In the midst of all this interconnected activity, fellows are always encouraged to participate and present about their own scholarly activities. Matthew B. Mullen, MD, currently a second-year fellow, can attest to the inclusiveness of senior faculty. In fact, that was one of the deciding factors for his choice to train at UAB. He had interviewed at seven other programs. “What really cemented [my decision] was that all the faculty members, who are nationally respected experts in the top of their field, were extremely approachable.”
All new fellows are invited to the Lowe Conference, an annual fall retreat started by Dr. Holley and now in its 61st year, held at a lodge in Nauvoo, Ala. There, trainees meet former fellows and become acquainted with the division’s history. At such events, Dr. Mullen notes, “You realize that you are part of something bigger.”
Among his other projects, Dr. Mullen is currently collaborating with Dr. Chatham and Dr. Martin Trojanowski on assembling a retrospective cohort of cases of macrophage activation syndrome in adult inpatients to compare survival rates, laboratory parameters and treatments.
International Reach
Dr. Saag is director of the Center for Education & Research on Therapeutics of Musculoskeletal Disorders (CERTS) and the Center for Outcomes Effectiveness Research and Education (COERE). The latter is funded by AHRQ. Dr. Saag notes that these endeavors have blossomed through collaborations with other UAB divisions, such as the School of Public Health, and outside groups in managed care and the private sector.
Dr. Saag also co-directs, with Dr. Bridges, the UAB Center of Research Translation (CORT), which is focusing on gout in the predisposing state of hyperuricemia, a disease state that has particular relevance to the African American population in the Southeast. With funding from NIAMS, three projects at the Center are focused on the theme, Gout and Hyperuricemia: From Bench to Bedside to Backyard. “We are situated in an area of the country with a minority population,” says Dr. Bridges. “Minority health disparities and health research are very important to us.”
The division also holds a NIAMS-funded Multidisciplinary Clinical Research Center grant (led by Drs. Bridges and Saag) and a NIAMS-funded Rheumatic Diseases Core Center (led by Dr. John Mountz).
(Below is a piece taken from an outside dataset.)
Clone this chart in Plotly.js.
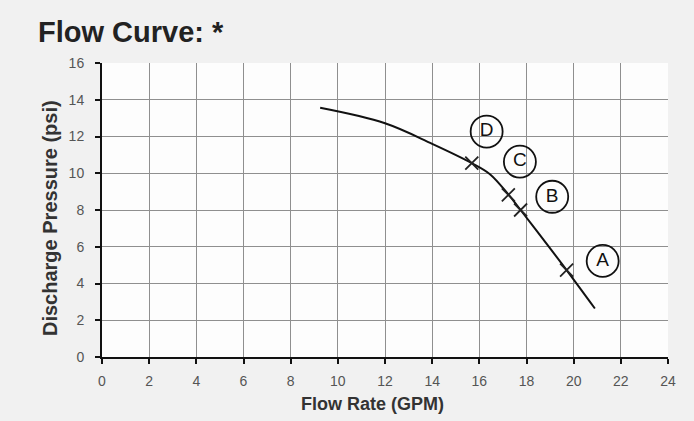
<!DOCTYPE html>
<html>
<head>
<meta charset="utf-8">
<script src="https://cdn.plot.ly/plotly-3.0.1.min.js"></script>
<style>html,body{margin:0;padding:0;background:#f1f1f1;}#chart{width:694px;height:421px;}</style>
</head>
<body>
<div id="chart"></div>
<script>
// Flow curve
const curveFlow = [9.25, 12.0, 14.0, 15.68, 16.45, 17.23, 17.75, 18.71, 19.7, 20.9];
const curvePressure = [13.56, 12.72, 11.6, 10.55, 9.95, 8.85, 8.0, 6.4, 4.73, 2.64];
// Operating points marked with X
const pointFlow = [19.7, 17.75, 17.23, 15.68];
const pointPressure = [4.73, 8.0, 8.82, 10.55];
// Circled letters
const labelText = ["A", "B", "C", "D"];
const labelFlow = [21.23, 19.09, 17.72, 16.31];
const labelPressure = [5.23, 8.72, 10.63, 12.27];
// Tick values
const xTicks = [0, 2, 4, 6, 8, 10, 12, 14, 16, 18, 20, 22, 24];
const yTicks = [0, 2, 4, 6, 8, 10, 12, 14, 16];

const font = "Liberation Sans, Arial, Helvetica, sans-serif";

const traces = [
  {x: curveFlow, y: curvePressure, mode: "lines", type: "scatter",
   line: {color: "#111", width: 2, shape: "spline", smoothing: 1.0}, hoverinfo: "skip"},
  {x: pointFlow, y: pointPressure, mode: "markers", type: "scatter",
   marker: {symbol: "x-thin", size: 13, line: {color: "#222", width: 1.8}}},
  {x: labelFlow, y: labelPressure, mode: "markers+text", type: "scatter", text: labelText,
   textposition: "middle center", textfont: {family: font, size: 19, color: "#111"},
   marker: {symbol: "circle-open", size: 32, color: "#111", line: {color: "#111", width: 1.8}}}
];

const layout = {
  width: 694, height: 421,
  margin: {l: 102, r: 26, t: 63, b: 64},
  paper_bgcolor: "#f1f1f1", plot_bgcolor: "#fdfdfd",
  showlegend: false,
  title: {text: "<b>Flow Curve: *</b>", font: {family: font, size: 29, color: "#222"},
          xref: "container", x: 38/694, xanchor: "left", yref: "container", y: 1 - 31.5/421, yanchor: "middle"},
  xaxis: {range: [0, 24], tickvals: xTicks, ticktext: xTicks.map(String), showgrid: true, gridcolor: "#8f8f8f", gridwidth: 1,
          zeroline: false, showline: true, linecolor: "#111", linewidth: 2, ticks: "outside", ticklen: 5, tickwidth: 2,
          tickcolor: "#111", ticklabelstandoff: 5, tickfont: {family: font, size: 14, color: "#555"}, fixedrange: true},
  yaxis: {range: [0, 16], tickvals: yTicks, ticktext: yTicks.map(String), showgrid: true, gridcolor: "#8f8f8f", gridwidth: 1,
          zeroline: false, showline: true, linecolor: "#111", linewidth: 2, ticks: "outside", ticklen: 5, tickwidth: 2,
          tickcolor: "#111", ticklabelstandoff: 8, tickfont: {family: font, size: 14, color: "#555"}, fixedrange: true},
  annotations: [
    {text: "<b>Flow Rate (GPM)</b>", xref: "paper", yref: "paper", x: (372-102)/566, y: -(404-357)/294,
     xanchor: "center", yanchor: "middle", showarrow: false, font: {family: font, size: 18, color: "#333"}},
    {text: "<b>Discharge Pressure (psi)</b>", xref: "paper", yref: "paper", x: -(102-50)/566, y: (357-218)/294,
     xanchor: "center", yanchor: "middle", textangle: -90, showarrow: false, font: {family: font, size: 20, color: "#333"}}
  ]
};

Plotly.newPlot("chart", traces, layout, {displayModeBar: false, staticPlot: true});
</script>
</body>
</html>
Graciela S. Alarcón, MD, MPH, emeritus professor of medicine, UAB School of Medicine, arrived in 1980, accompanying her husband who had joined the UAB Department of Psychiatry. She had trained and served as a rheumatology faculty member at the Universidad Peruana Cayetano Heredia in her native Peru and had already completed a clinical fellowship at Johns Hopkins. Dr. Bennett, then division director, invited her to stay as a research fellow.